Tuesday, November 08, 2005

Immaculate Mother of Gods

I was doing some research on ancient Iranian gods and goddesses that I realized Anahita (a goddess) was the immaculate (virgin) mother of Mithra (a god).

Doesn't that sound awfully familiar? hhmmm I wonder if the Zoroastrians should have put a copy right on their religious beliefs!

Anahita (or Nahid in Modern Persian), whose name means "unstained" or "immaculate", was an ancient Persian deity. Her cult was strongest in Western Iran, and had extensive parallels with that of the Semitic Near Eastern "Queen of Heaven", deification of the planet Venus, eternal virgin (however many sexual encounters she had), goddess of war, love, and fertility Ishtar, who was probably derived from the Sumerian Inana. Anahita may have been a direct borrowing from the Near East, or may have acquired Near Eastern characteristics from a confrontation between Iranian and Mesopotamian cultures.

Anahita is not present in the earliest parts of the Avesta; her cult would have been alien to the henotheistic spirit of the Zarathushtra (Zoroaster) presented in the Gathas.
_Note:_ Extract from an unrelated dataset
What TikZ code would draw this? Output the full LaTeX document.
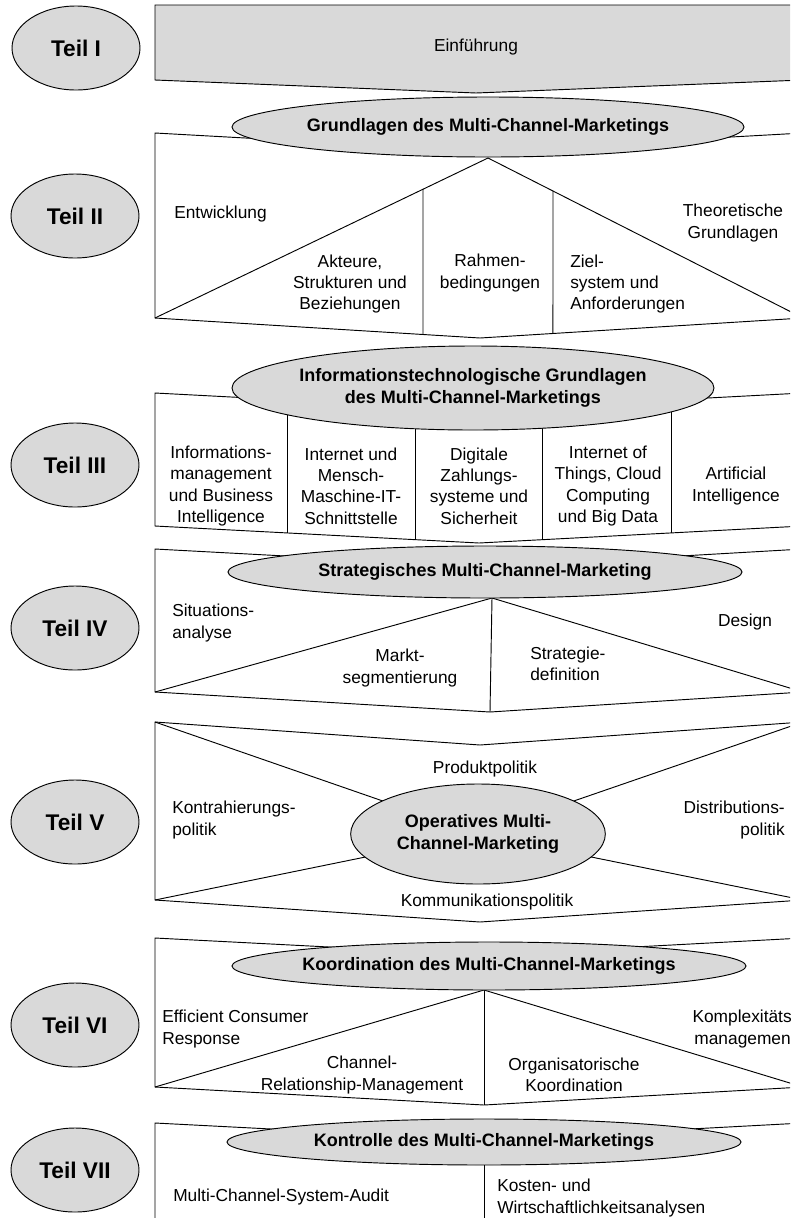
\documentclass[tikz,border=0pt]{standalone}
\usepackage{fontspec}
\setmainfont{Liberation Sans}
\usetikzlibrary{shapes.geometric}
\definecolor{panel}{HTML}{D9D9D9}
\begin{document}
\begin{tikzpicture}[x=0.75pt,y=-0.75pt,
  edge/.style={draw=black,line width=0.7pt,line join=miter},
  oval/.style={ellipse,draw=black,line width=0.7pt,fill=panel,inner sep=0pt},
  partlabel/.style={oval,minimum width=96pt,minimum height=63pt},
  parttext/.style={inner sep=0pt,font=\fontsize{17}{20}\selectfont\bfseries},
  headtext/.style={inner sep=0pt,align=center,font=\fontsize{13.5}{16.5}\selectfont\bfseries},
  txt/.style={inner sep=0pt,align=center,font=\fontsize{13}{16.1}\selectfont},
  txtl/.style={txt,align=left,anchor=west},
  txtr/.style={txt,align=right,anchor=east},
]
\useasboundingbox (0,0) rectangle (790,1218);
\clip (0,0) rectangle (790,1218);

% ---------- Teil I: Einfuehrung ----------
\coordinate (a1) at (155,5);
\coordinate (a2) at (803,5);
\coordinate (a3) at (803,80);
\coordinate (a4) at (476,93);
\coordinate (a5) at (155,80);
\draw[edge,fill=panel] (a1) -- (a2) -- (a3) -- (a4) -- (a5) -- cycle;
\node[txt] (intro) at (476,47) {Einführung};
\node[partlabel] (p1) at (76,48) {};
\node[parttext] (p1t) at (p1) {Teil I};

% ---------- Teil II: Grundlagen ----------
\coordinate (b1) at (155,133);
\coordinate (bn) at (480,151);
\coordinate (b2) at (803,133);
\coordinate (b3) at (803,318);
\coordinate (bp) at (480,338);
\coordinate (b4) at (155,318);
\coordinate (bk) at (488,158);
\coordinate (bv1a) at (423,0);
\coordinate (bv1b) at (423,400);
\coordinate (bv2a) at (553,0);
\coordinate (bv2b) at (553,400);
\draw[edge] (b1) -- (bn) -- (b2) -- (b3) -- (bp) -- (b4) -- cycle;
\draw[edge] (b4) -- (bk) -- (b3);
\draw[edge] (intersection of b4--bk and bv1a--bv1b) -- (intersection of b4--bp and bv1a--bv1b);
\draw[edge] (intersection of bk--b3 and bv2a--bv2b) -- (intersection of bp--b3 and bv2a--bv2b);
\node[oval,minimum width=384pt,minimum height=45pt] (g2) at (488,127) {};
\node[headtext] (g2t) at (g2) {Grundlagen des Multi-Channel-Marketings};
\node[txtl] (e1) at (174,214) {Entwicklung};
\node[txt] (e2) at (350,284) {Akteure,\\Strukturen und\\Beziehungen};
\node[txt] (e3) at (490,273) {Rahmen-\\bedingungen};
\node[txtl] (e4) at (570,284) {Ziel-\\system und\\Anforderungen};
\node[txt] (e5) at (733,223) {Theoretische\\Grundlagen};
\node[partlabel] (p2) at (75,216) {};
\node[parttext] (p2t) at (p2) {Teil II};

% ---------- Teil III: IT-Grundlagen ----------
\coordinate (c1) at (155,393);
\coordinate (cn) at (479,410);
\coordinate (c2) at (803,393);
\coordinate (c3) at (803,526);
\coordinate (cp) at (479,543);
\coordinate (c4) at (155,526);
\draw[edge] (c1) -- (cn) -- (c2) -- (c3) -- (cp) -- (c4) -- cycle;
\foreach \xx/\nm in {287/ca,416/cb}{
  \coordinate (\nm u) at (\xx,0);
  \coordinate (\nm d) at (\xx,600);
  \draw[edge] (intersection of c1--cn and \nm u--\nm d) -- (intersection of c4--cp and \nm u--\nm d);
}
\foreach \xx/\nm in {543/cc,672/cd}{
  \coordinate (\nm u) at (\xx,0);
  \coordinate (\nm d) at (\xx,600);
  \draw[edge] (intersection of cn--c2 and \nm u--\nm d) -- (intersection of cp--c3 and \nm u--\nm d);
}
\node[oval,minimum width=361.5pt,minimum height=63pt] (g3) at (473,388) {};
\node[headtext] (g3t) at (g3) {Informationstechnologische Grundlagen\\des Multi-Channel-Marketings};
\node[txt] (f1) at (221,486) {Informations-\\management\\und Business\\Intelligence};
\node[txt] (f2) at (351,486) {Internet und\\Mensch-\\Maschine-IT-\\Schnittstelle};
\node[txt] (f3) at (479,486) {Digitale\\Zahlungs-\\systeme und\\Sicherheit};
\node[txt] (f4) at (608,486) {Internet of\\Things, Cloud\\Computing\\und Big Data};
\node[txt] (f5) at (736,486) {Artificial\\Intelligence};
\node[partlabel] (p3) at (75,465) {};
\node[parttext] (p3t) at (p3) {Teil III};

% ---------- Teil IV: Strategie ----------
\coordinate (d1) at (155,549);
\coordinate (dn) at (490,567);
\coordinate (d2) at (803,549);
\coordinate (d3) at (803,692);
\coordinate (dp) at (490,712);
\coordinate (d4) at (155,692);
\coordinate (dk) at (492,598);
\draw[edge] (d1) -- (dn) -- (d2) -- (d3) -- (dp) -- (d4) -- cycle;
\draw[edge] (d4) -- (dk) -- (d3);
\draw[edge] (dk) -- (dp);
\node[oval,minimum width=385.5pt,minimum height=39pt] (g4) at (485,572) {};
\node[headtext] (g4t) at (g4) {Strategisches Multi-Channel-Marketing};
\node[txtl] (h1) at (172,623) {Situations-\\analyse};
\node[txt] (h2) at (400,668) {Markt-\\segmentierung};
\node[txtl] (h3) at (530,664) {Strategie-\\definition};
\node[txt] (h4) at (745,622) {Design};
\node[partlabel] (p4) at (75,628) {};
\node[parttext] (p4t) at (p4) {Teil IV};

% ---------- Teil V: Operatives Marketing ----------
\coordinate (k1) at (155,722);
\coordinate (kn) at (480,745);
\coordinate (k2) at (803,722);
\coordinate (k3) at (803,900);
\coordinate (kp) at (480,922);
\coordinate (k4) at (155,900);
\draw[edge] (k1) -- (kn) -- (k2) -- (k3) -- (kp) -- (k4) -- cycle;
\coordinate (kc) at (478,834);
\draw[edge] (k1) -- (kc) (k2) -- (kc) (k3) -- (kc) (k4) -- (kc);
\node[oval,minimum width=191pt,minimum height=75pt] (g5) at (kc) {};
\node[headtext] (g5t) at (g5) {Operatives Multi-\\Channel-Marketing};
\node[txt] (m1) at (485,769) {Produktpolitik};
\node[txtl] (m2) at (172,820) {Kontrahierungs-\\politik};
\node[txtr] (m3) at (785,820) {Distributions-\\politik};
\node[txt] (m4) at (487,902) {Kommunikationspolitik};
\node[partlabel] (p5) at (75,822) {};
\node[parttext] (p5t) at (p5) {Teil V};

% ---------- Teil VI: Koordination ----------
\coordinate (q1) at (155,938);
\coordinate (qn) at (484,955);
\coordinate (q2) at (803,938);
\coordinate (q3) at (803,1087);
\coordinate (qp) at (484,1105);
\coordinate (q4) at (155,1087);
\coordinate (qk) at (484,990);
\draw[edge] (q1) -- (qn) -- (q2) -- (q3) -- (qp) -- (q4) -- cycle;
\draw[edge] (q4) -- (qk) -- (q3);
\draw[edge] (qk) -- (qp);
\node[oval,minimum width=385.5pt,minimum height=36pt] (g6) at (489,966) {};
\node[headtext] (g6t) at (g6) {Koordination des Multi-Channel-Marketings};
\node[txtl] (r1) at (162,1029) {Efficient Consumer\\Response};
\node[txt] (r2) at (362,1075) {Channel-\\Relationship-Management};
\node[txt] (r3) at (574,1075) {Organisatorische\\Koordination};
\node[txt] (r4) at (745,1029) {Komplexitäts-\\management};
\node[partlabel] (p6) at (75,1025) {};
\node[parttext] (p6t) at (p6) {Teil VI};

% ---------- Teil VII: Kontrolle ----------
\coordinate (w1) at (155,1123);
\coordinate (wn) at (484,1140);
\coordinate (w2) at (803,1123);
\coordinate (w3) at (803,1240);
\coordinate (w4) at (155,1240);
\coordinate (wv) at (484,1240);
\draw[edge] (w4) -- (w1) -- (wn) -- (w2) -- (w3);
\node[oval,minimum width=385.5pt,minimum height=34.5pt] (g7) at (484,1142) {};
\draw[edge] (g7.south) -- (wv);
\node[headtext] (g7t) at (g7) {Kontrolle des Multi-Channel-Marketings};
\node[txtl] (s1) at (173,1197) {Multi-Channel-System-Audit};
\node[txtl] (s2) at (497,1198) {Kosten- und\\Wirtschaftlichkeitsanalysen};
\node[partlabel] (p7) at (75,1170) {};
\node[parttext] (p7t) at (p7) {Teil VII};
\end{tikzpicture}
\end{document}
By the later Avestic period, however, more lenient priests had adapted the goddess to the new religion. The fifth Yasht, the "Hymn to the Waters", praises Anahita as "the wide-expanding and health-giving". "Strong and bright, tall and beautiful of form, who sends down by day and by night a flow of motherly waters as large as the whole of the waters that run along the earth, and who runs powerfully." In Modern Persian Nahid (Anahita) is the name of the planet Venus.

By the Hellenistic era, if not before, Anahita's cult came to be closely associated with that of Mithra. An inscription from c. 200 BC dedicates a Seleucid temple in Western Iran to "Anahita, the Immaculate Virgin Mother of the Lord Mithras". The Anahita Temple at Kangavar in western Iran is the most important Anahita temple.